[Start Information shown]

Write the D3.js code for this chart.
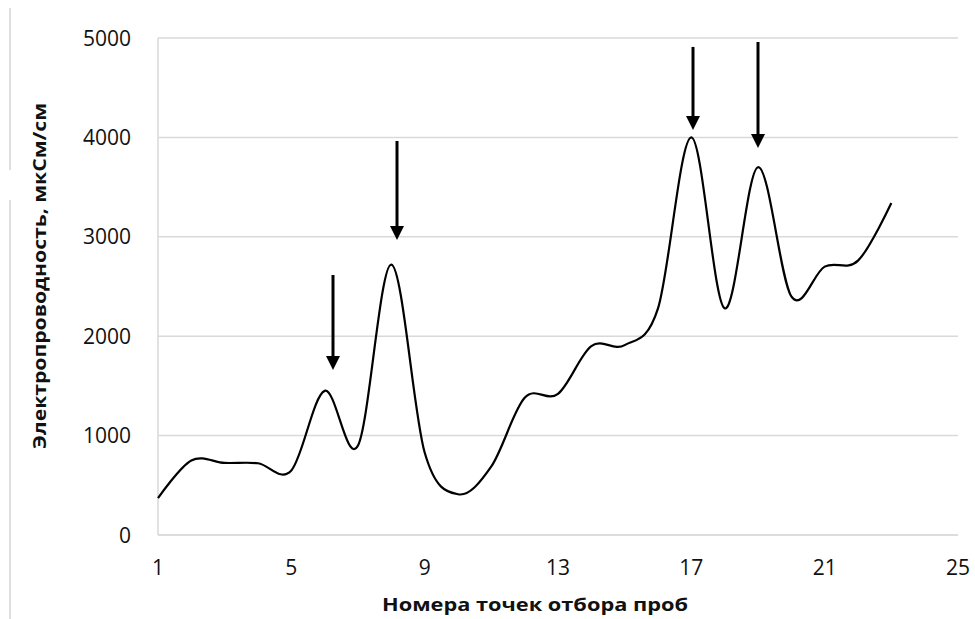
<!DOCTYPE html>
<html>
<head>
<meta charset="utf-8">
<script src="https://cdn.jsdelivr.net/npm/d3@7"></script>
<style>
  body { margin: 0; background: #fff; }
  svg { display: block; font-family: "Open Sans", "Noto Sans", sans-serif; }
</style>
</head>
<body>
<svg id="chart" width="975" height="619"></svg>
<script>
// sample points and conductivity
var points = [1, 2, 3, 4, 5, 6, 7, 8, 9, 10, 11, 12, 13, 14, 15, 16, 17, 18, 19, 20, 21, 22, 23];
var conductivity = [370, 750, 725, 722, 650, 1450, 900, 2720, 830, 410, 690, 1380, 1420, 1900, 1910, 2280,
                    4000, 2280, 3700, 2400, 2700, 2760, 3340];
var xTicks = [1, 5, 9, 13, 17, 21, 25];
var yTicks = [0, 1000, 2000, 3000, 4000, 5000];

// arrows: x position, top and tip value
var arrowX = [6.25, 8.17, 17.05, 19.0];
var arrowTop = [2616, 3964, 4910, 4960];
var arrowTip = [1660, 2968, 4075, 3893];

var plotLeft = 158, plotRight = 958, plotTop = 38, plotBottom = 535;

var svg = d3.select("#chart");

var x = d3.scaleLinear().domain([1, 25]).range([plotLeft, plotRight]);
var y = d3.scaleLinear().domain([0, 5000]).range([plotBottom, plotTop]);

// stray page border on the left
svg.append("line").attr("x1", 10).attr("x2", 10).attr("y1", 8).attr("y2", 170)
    .attr("stroke", "#bfbfbf").attr("stroke-width", 1);
svg.append("line").attr("x1", 10).attr("x2", 10).attr("y1", 200).attr("y2", 619)
    .attr("stroke", "#bfbfbf").attr("stroke-width", 1);

// grid
svg.append("g").selectAll("line")
    .data(yTicks.slice(1))
  .enter().append("line")
    .attr("x1", plotLeft).attr("x2", plotRight)
    .attr("y1", function(d) { return y(d); }).attr("y2", function(d) { return y(d); })
    .attr("stroke", "#d9d9d9").attr("stroke-width", 1.5);

// axes lines
svg.append("line").attr("x1", plotLeft).attr("x2", plotLeft).attr("y1", plotTop).attr("y2", plotBottom)
    .attr("stroke", "#d9d9d9").attr("stroke-width", 1.5);
svg.append("line").attr("x1", plotLeft).attr("x2", plotRight).attr("y1", plotBottom).attr("y2", plotBottom)
    .attr("stroke", "#d0d0d0").attr("stroke-width", 1.5);

// tick labels
svg.append("g").selectAll("text")
    .data(yTicks)
  .enter().append("text")
    .attr("x", 131)
    .attr("y", function(d) { return y(d); })
    .attr("dy", ".36em")
    .attr("text-anchor", "end")
    .attr("font-size", 21)
    .attr("fill", "#111")
    .text(function(d) { return d; });

svg.append("g").selectAll("text")
    .data(xTicks)
  .enter().append("text")
    .attr("x", function(d) { return x(d); })
    .attr("y", 567)
    .attr("dy", ".36em")
    .attr("text-anchor", "middle")
    .attr("font-size", 21)
    .attr("fill", "#111")
    .text(function(d) { return d; });

// axis titles
svg.append("text")
    .attr("x", 535).attr("y", 605)
    .attr("dy", ".35em")
    .attr("text-anchor", "middle")
    .attr("font-size", 18).attr("font-weight", "bold")
    .attr("fill", "#111")
    .attr("textLength", 306).attr("lengthAdjust", "spacingAndGlyphs")
    .text("Номера точек отбора проб");

svg.append("text")
    .attr("transform", "translate(40," + 276 + ") rotate(-90)")
    .attr("dy", ".35em")
    .attr("text-anchor", "middle")
    .attr("font-size", 18).attr("font-weight", "bold")
    .attr("fill", "#111")
    .attr("textLength", 346).attr("lengthAdjust", "spacingAndGlyphs")
    .text("Электропроводность, мкСм/см");

// the smoothed series
var line = d3.line()
    .x(function(d, i) { return x(points[i]); })
    .y(function(d) { return y(d); })
    .curve(d3.curveCardinal.tension(0));

svg.append("path")
    .datum(conductivity)
    .attr("d", line)
    .attr("fill", "none")
    .attr("stroke", "#000")
    .attr("stroke-width", 2.2);

// arrows
var arrows = svg.append("g").selectAll("g")
    .data(arrowX)
  .enter().append("g");

arrows.append("line")
    .attr("x1", function(d) { return x(d); })
    .attr("x2", function(d) { return x(d); })
    .attr("y1", function(d, i) { return y(arrowTop[i]); })
    .attr("y2", function(d, i) { return y(arrowTip[i]) - 10; })
    .attr("stroke", "#000").attr("stroke-width", 3);

arrows.append("path")
    .attr("d", function(d, i) {
      var cx = x(d), ty = y(arrowTip[i]);
      return "M" + (cx - 7) + "," + (ty - 14) + "L" + (cx + 7) + "," + (ty - 14) + "L" + cx + "," + ty + "Z";
    })
    .attr("fill", "#000");
</script>
</body>
</html>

[End Information shown]

**Task prompt:** Restate exactly, please, only the lines between the start of the data and the line containing "var arrowTip = [1660, 2968, 4075, 3893];", both ends included, skipping the pictures.

**Worked solution:**
Write the D3.js code for this chart.
<!DOCTYPE html>
<html>
<head>
<meta charset="utf-8">
<script src="https://cdn.jsdelivr.net/npm/d3@7"></script>
<style>
  body { margin: 0; background: #fff; }
  svg { display: block; font-family: "Open Sans", "Noto Sans", sans-serif; }
</style>
</head>
<body>
<svg id="chart" width="975" height="619"></svg>
<script>
// sample points and conductivity
var points = [1, 2, 3, 4, 5, 6, 7, 8, 9, 10, 11, 12, 13, 14, 15, 16, 17, 18, 19, 20, 21, 22, 23];
var conductivity = [370, 750, 725, 722, 650, 1450, 900, 2720, 830, 410, 690, 1380, 1420, 1900, 1910, 2280,
                    4000, 2280, 3700, 2400, 2700, 2760, 3340];
var xTicks = [1, 5, 9, 13, 17, 21, 25];
var yTicks = [0, 1000, 2000, 3000, 4000, 5000];

// arrows: x position, top and tip value
var arrowX = [6.25, 8.17, 17.05, 19.0];
var arrowTop = [2616, 3964, 4910, 4960];
var arrowTip = [1660, 2968, 4075, 3893];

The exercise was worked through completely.